§ Stated task:
Output the first line of the listing and each line after it, up to and including the line that contains "from matplotlib.patches import Rectangle", exactly as written, minus the pictures.

§ Data shown:

--------------------

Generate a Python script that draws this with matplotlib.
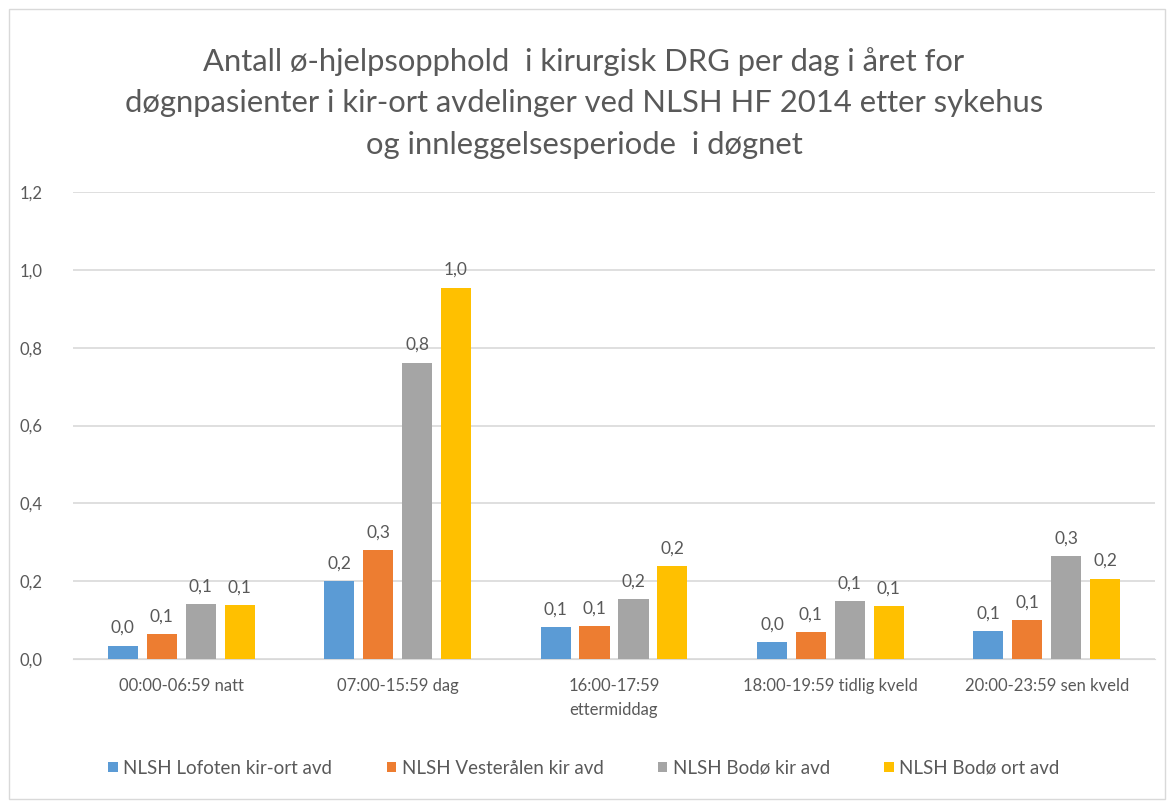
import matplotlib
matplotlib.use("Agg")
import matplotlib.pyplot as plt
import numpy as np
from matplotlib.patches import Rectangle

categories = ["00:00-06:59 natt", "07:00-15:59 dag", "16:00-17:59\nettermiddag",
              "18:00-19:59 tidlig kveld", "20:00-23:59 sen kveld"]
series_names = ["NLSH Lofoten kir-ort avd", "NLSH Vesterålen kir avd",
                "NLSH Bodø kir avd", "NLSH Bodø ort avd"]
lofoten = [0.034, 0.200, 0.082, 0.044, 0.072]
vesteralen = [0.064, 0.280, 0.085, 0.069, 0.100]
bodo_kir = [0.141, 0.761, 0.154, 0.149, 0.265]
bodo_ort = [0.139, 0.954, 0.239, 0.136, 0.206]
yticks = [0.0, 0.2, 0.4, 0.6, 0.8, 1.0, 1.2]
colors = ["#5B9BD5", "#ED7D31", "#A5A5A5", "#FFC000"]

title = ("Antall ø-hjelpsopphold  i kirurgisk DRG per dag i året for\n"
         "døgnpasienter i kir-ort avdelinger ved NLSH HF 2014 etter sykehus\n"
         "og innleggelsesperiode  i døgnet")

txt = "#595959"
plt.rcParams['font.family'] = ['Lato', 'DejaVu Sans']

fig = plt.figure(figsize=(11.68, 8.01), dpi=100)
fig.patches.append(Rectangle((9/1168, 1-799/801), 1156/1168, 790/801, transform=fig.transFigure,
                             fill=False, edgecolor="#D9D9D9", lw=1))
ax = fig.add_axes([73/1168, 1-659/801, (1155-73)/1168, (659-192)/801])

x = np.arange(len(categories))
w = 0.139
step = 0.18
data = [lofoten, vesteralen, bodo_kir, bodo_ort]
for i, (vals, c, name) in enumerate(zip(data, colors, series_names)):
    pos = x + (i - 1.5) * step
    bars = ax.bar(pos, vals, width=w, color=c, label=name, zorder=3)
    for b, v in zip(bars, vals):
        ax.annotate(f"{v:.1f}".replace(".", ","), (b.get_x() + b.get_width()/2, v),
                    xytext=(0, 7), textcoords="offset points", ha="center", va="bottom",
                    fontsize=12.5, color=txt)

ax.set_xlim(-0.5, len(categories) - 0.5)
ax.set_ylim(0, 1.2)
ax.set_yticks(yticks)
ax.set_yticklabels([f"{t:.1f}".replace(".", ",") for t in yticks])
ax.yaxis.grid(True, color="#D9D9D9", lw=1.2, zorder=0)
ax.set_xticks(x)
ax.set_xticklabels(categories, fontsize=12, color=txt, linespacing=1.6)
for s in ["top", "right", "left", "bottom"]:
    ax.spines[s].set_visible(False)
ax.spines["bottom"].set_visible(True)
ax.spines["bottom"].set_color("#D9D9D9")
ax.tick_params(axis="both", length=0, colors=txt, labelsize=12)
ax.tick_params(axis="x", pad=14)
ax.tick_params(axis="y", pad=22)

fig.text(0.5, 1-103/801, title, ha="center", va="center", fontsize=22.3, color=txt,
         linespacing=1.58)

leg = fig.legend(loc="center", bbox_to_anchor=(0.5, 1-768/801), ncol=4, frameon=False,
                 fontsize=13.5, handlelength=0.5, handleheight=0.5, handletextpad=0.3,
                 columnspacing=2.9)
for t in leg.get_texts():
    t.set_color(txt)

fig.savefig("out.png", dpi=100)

--------------------

§ Answer in full:
Generate a Python script that draws this with matplotlib.
import matplotlib
matplotlib.use("Agg")
import matplotlib.pyplot as plt
import numpy as np
from matplotlib.patches import Rectangle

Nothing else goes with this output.